▶

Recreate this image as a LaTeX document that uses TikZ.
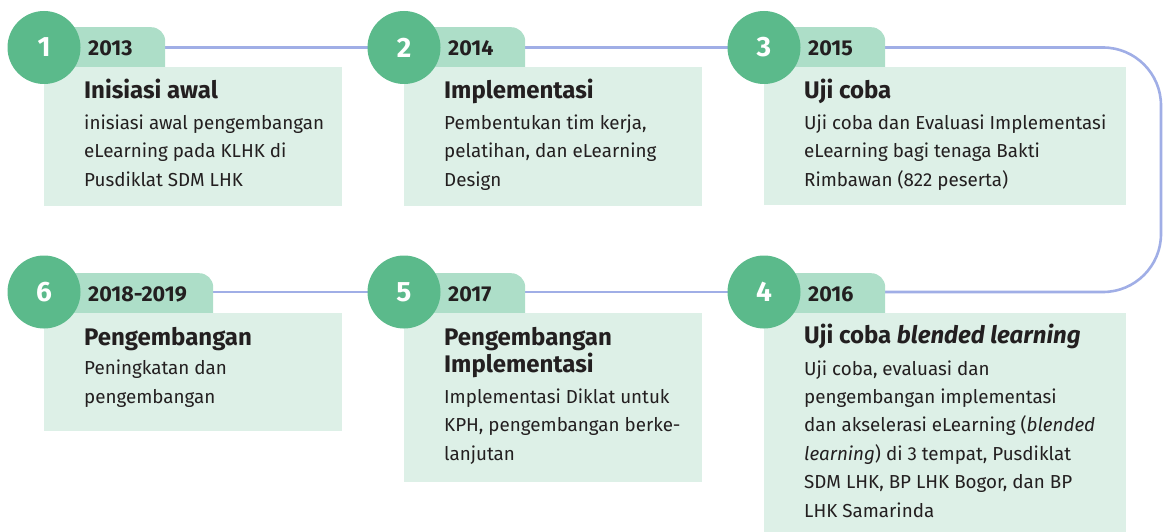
\documentclass[tikz,border=0pt]{standalone}
\usepackage{fontspec}
\setmainfont{Fira Sans}
\definecolor{circ}{HTML}{5BBA8B}
\definecolor{tabc}{HTML}{ADDEC8}
\definecolor{boxc}{HTML}{DDF0E7}
\definecolor{linec}{HTML}{A0AEE6}
\definecolor{ink}{HTML}{231F20}
\begin{document}
\begin{tikzpicture}[x=1pt,y=-1pt,
  conn/.style={draw=linec, line width=2.6pt},
  tabbox/.style={fill=tabc, rounded corners=14pt, minimum height=55pt, anchor=north west, inner sep=0},
  cardbox/.style={fill=boxc, anchor=north west, inner sep=0},
  numcirc/.style={circle, fill=circ, minimum size=73pt, inner sep=0, text=white, font=\fontsize{28}{30}\selectfont\bfseries},
  yeartxt/.style={anchor=base west, inner sep=0, text=ink, font=\fontsize{21.5}{24}\selectfont\bfseries},
  titletxt/.style={anchor=base west, inner sep=0, text=ink, align=left, font=\fontsize{24}{27}\selectfont\bfseries},
  bodytxt/.style={anchor=base west, inner sep=0, text=ink, align=left, font=\fontsize{18.8}{28.4}\selectfont}]
\useasboundingbox (0,0) rectangle (1163,532);
% circle centre coordinates
\coordinate (p1) at (44,47.5);
\coordinate (p2) at (404,47.5);
\coordinate (p3) at (764,47.5);
\coordinate (p6) at (44,292);
\coordinate (p5) at (404,292);
\coordinate (p4) at (764,292);
\coordinate (turnA) at (1161,47.5);
\coordinate (turnB) at (1161,292);
% connectors (behind)
\draw[conn] (p1) -- (p2);
\draw[conn] (p2) -- (p3);
\draw[conn, rounded corners=58pt] (p3) -- (turnA) -- (turnB) -- (p4);
\draw[conn] (p4) -- (p5);
\draw[conn] (p5) -- (p6);
% tabs
\node[tabbox, minimum width=135pt] (t1) at (30,27) {};
\node[tabbox, minimum width=135pt] (t2) at (390,27) {};
\node[tabbox, minimum width=135pt] (t3) at (750,27) {};
\node[tabbox, minimum width=183pt] (t6) at (30,273) {};
\node[tabbox, minimum width=135pt] (t5) at (390,273) {};
\node[tabbox, minimum width=135pt] (t4) at (750,273) {};
% cards
\node[cardbox, minimum width=298pt, minimum height=139pt] (b1) at (44,67) {};
\node[cardbox, minimum width=298pt, minimum height=139pt] (b2) at (404,67) {};
\node[cardbox, minimum width=362pt, minimum height=138pt] (b3) at (764,67) {};
\node[cardbox, minimum width=298pt, minimum height=118pt] (b6) at (44,313) {};
\node[cardbox, minimum width=298pt, minimum height=169pt] (b5) at (404,313) {};
\node[cardbox, minimum width=362pt, minimum height=222pt] (b4) at (764,313) {};
% circles
\node[numcirc] (c1) at (p1) {1};
\node[numcirc] (c2) at (p2) {2};
\node[numcirc] (c3) at (p3) {3};
\node[numcirc] (c6) at (p6) {6};
\node[numcirc] (c5) at (p5) {5};
\node[numcirc] (c4) at (p4) {4};
% years
\node[yeartxt] (y1) at (88,56) {2013};
\node[yeartxt] (y2) at (448,56) {2014};
\node[yeartxt] (y3) at (808,56) {2015};
\node[yeartxt] (y6) at (88,301) {2018-2019};
\node[yeartxt] (y5) at (448,301) {2017};
\node[yeartxt] (y4) at (808,301) {2016};
% titles (anchor = baseline of last line)
\node[titletxt] (h1) at (84,99) {Inisiasi awal};
\node[titletxt] (h2) at (444,99) {Implementasi};
\node[titletxt] (h3) at (804,99) {Uji coba};
\node[titletxt] (h6) at (84,345) {Pengembangan};
\node[titletxt] (h5) at (444,372) {Pengembangan\\Implementasi};
\node[titletxt] (h4) at (804,343) {Uji coba \textit{blended learning}};
% bodies (anchor = baseline of last line)
\node[bodytxt] (d1) at (84,186) {inisiasi awal pengembangan\\eLearning pada KLHK di\\Pusdiklat SDM LHK};
\node[bodytxt] (d2) at (444,186) {Pembentukan tim kerja,\\pelatihan, dan eLearning\\Design};
\node[bodytxt] (d3) at (804,186) {Uji coba dan Evaluasi Implementasi\\eLearning bagi tenaga Bakti\\Rimbawan (822 peserta)};
\node[bodytxt] (d6) at (84,403) {Peningkatan dan\\pengembangan};
\node[bodytxt] (d5) at (444,460) {Implementasi Diklat untuk\\KPH, pengembangan berke-\\lanjutan};
\node[bodytxt] (d4) at (804,517) {Uji coba, evaluasi dan\\pengembangan implementasi\\dan akselerasi eLearning (\textit{blended}\\\textit{learning}) di 3 tempat, Pusdiklat\\SDM LHK, BP LHK Bogor, dan BP\\LHK Samarinda};
\end{tikzpicture}
\end{document}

◀

Transcribe the listing in full and omit the pictures.

- Complete answer -
Recreate this image as a LaTeX document that uses TikZ.
\documentclass[tikz,border=0pt]{standalone}
\usepackage{fontspec}
\setmainfont{Fira Sans}
\definecolor{circ}{HTML}{5BBA8B}
\definecolor{tabc}{HTML}{ADDEC8}
\definecolor{boxc}{HTML}{DDF0E7}
\definecolor{linec}{HTML}{A0AEE6}
\definecolor{ink}{HTML}{231F20}
\begin{document}
\begin{tikzpicture}[x=1pt,y=-1pt,
  conn/.style={draw=linec, line width=2.6pt},
  tabbox/.style={fill=tabc, rounded corners=14pt, minimum height=55pt, anchor=north west, inner sep=0},
  cardbox/.style={fill=boxc, anchor=north west, inner sep=0},
  numcirc/.style={circle, fill=circ, minimum size=73pt, inner sep=0, text=white, font=\fontsize{28}{30}\selectfont\bfseries},
  yeartxt/.style={anchor=base west, inner sep=0, text=ink, font=\fontsize{21.5}{24}\selectfont\bfseries},
  titletxt/.style={anchor=base west, inner sep=0, text=ink, align=left, font=\fontsize{24}{27}\selectfont\bfseries},
  bodytxt/.style={anchor=base west, inner sep=0, text=ink, align=left, font=\fontsize{18.8}{28.4}\selectfont}]
\useasboundingbox (0,0) rectangle (1163,532);
% circle centre coordinates
\coordinate (p1) at (44,47.5);
\coordinate (p2) at (404,47.5);
\coordinate (p3) at (764,47.5);
\coordinate (p6) at (44,292);
\coordinate (p5) at (404,292);
\coordinate (p4) at (764,292);
\coordinate (turnA) at (1161,47.5);
\coordinate (turnB) at (1161,292);
% connectors (behind)
\draw[conn] (p1) -- (p2);
\draw[conn] (p2) -- (p3);
\draw[conn, rounded corners=58pt] (p3) -- (turnA) -- (turnB) -- (p4);
\draw[conn] (p4) -- (p5);
\draw[conn] (p5) -- (p6);
% tabs
\node[tabbox, minimum width=135pt] (t1) at (30,27) {};
\node[tabbox, minimum width=135pt] (t2) at (390,27) {};
\node[tabbox, minimum width=135pt] (t3) at (750,27) {};
\node[tabbox, minimum width=183pt] (t6) at (30,273) {};
\node[tabbox, minimum width=135pt] (t5) at (390,273) {};
\node[tabbox, minimum width=135pt] (t4) at (750,273) {};
% cards
\node[cardbox, minimum width=298pt, minimum height=139pt] (b1) at (44,67) {};
\node[cardbox, minimum width=298pt, minimum height=139pt] (b2) at (404,67) {};
\node[cardbox, minimum width=362pt, minimum height=138pt] (b3) at (764,67) {};
\node[cardbox, minimum width=298pt, minimum height=118pt] (b6) at (44,313) {};
\node[cardbox, minimum width=298pt, minimum height=169pt] (b5) at (404,313) {};
\node[cardbox, minimum width=362pt, minimum height=222pt] (b4) at (764,313) {};
% circles
\node[numcirc] (c1) at (p1) {1};
\node[numcirc] (c2) at (p2) {2};
\node[numcirc] (c3) at (p3) {3};
\node[numcirc] (c6) at (p6) {6};
\node[numcirc] (c5) at (p5) {5};
\node[numcirc] (c4) at (p4) {4};
% years
\node[yeartxt] (y1) at (88,56) {2013};
\node[yeartxt] (y2) at (448,56) {2014};
\node[yeartxt] (y3) at (808,56) {2015};
\node[yeartxt] (y6) at (88,301) {2018-2019};
\node[yeartxt] (y5) at (448,301) {2017};
\node[yeartxt] (y4) at (808,301) {2016};
% titles (anchor = baseline of last line)
\node[titletxt] (h1) at (84,99) {Inisiasi awal};
\node[titletxt] (h2) at (444,99) {Implementasi};
\node[titletxt] (h3) at (804,99) {Uji coba};
\node[titletxt] (h6) at (84,345) {Pengembangan};
\node[titletxt] (h5) at (444,372) {Pengembangan\\Implementasi};
\node[titletxt] (h4) at (804,343) {Uji coba \textit{blended learning}};
% bodies (anchor = baseline of last line)
\node[bodytxt] (d1) at (84,186) {inisiasi awal pengembangan\\eLearning pada KLHK di\\Pusdiklat SDM LHK};
\node[bodytxt] (d2) at (444,186) {Pembentukan tim kerja,\\pelatihan, dan eLearning\\Design};
\node[bodytxt] (d3) at (804,186) {Uji coba dan Evaluasi Implementasi\\eLearning bagi tenaga Bakti\\Rimbawan (822 peserta)};
\node[bodytxt] (d6) at (84,403) {Peningkatan dan\\pengembangan};
\node[bodytxt] (d5) at (444,460) {Implementasi Diklat untuk\\KPH, pengembangan berke-\\lanjutan};
\node[bodytxt] (d4) at (804,517) {Uji coba, evaluasi dan\\pengembangan implementasi\\dan akselerasi eLearning (\textit{blended}\\\textit{learning}) di 3 tempat, Pusdiklat\\SDM LHK, BP LHK Bogor, dan BP\\LHK Samarinda};
\end{tikzpicture}
\end{document}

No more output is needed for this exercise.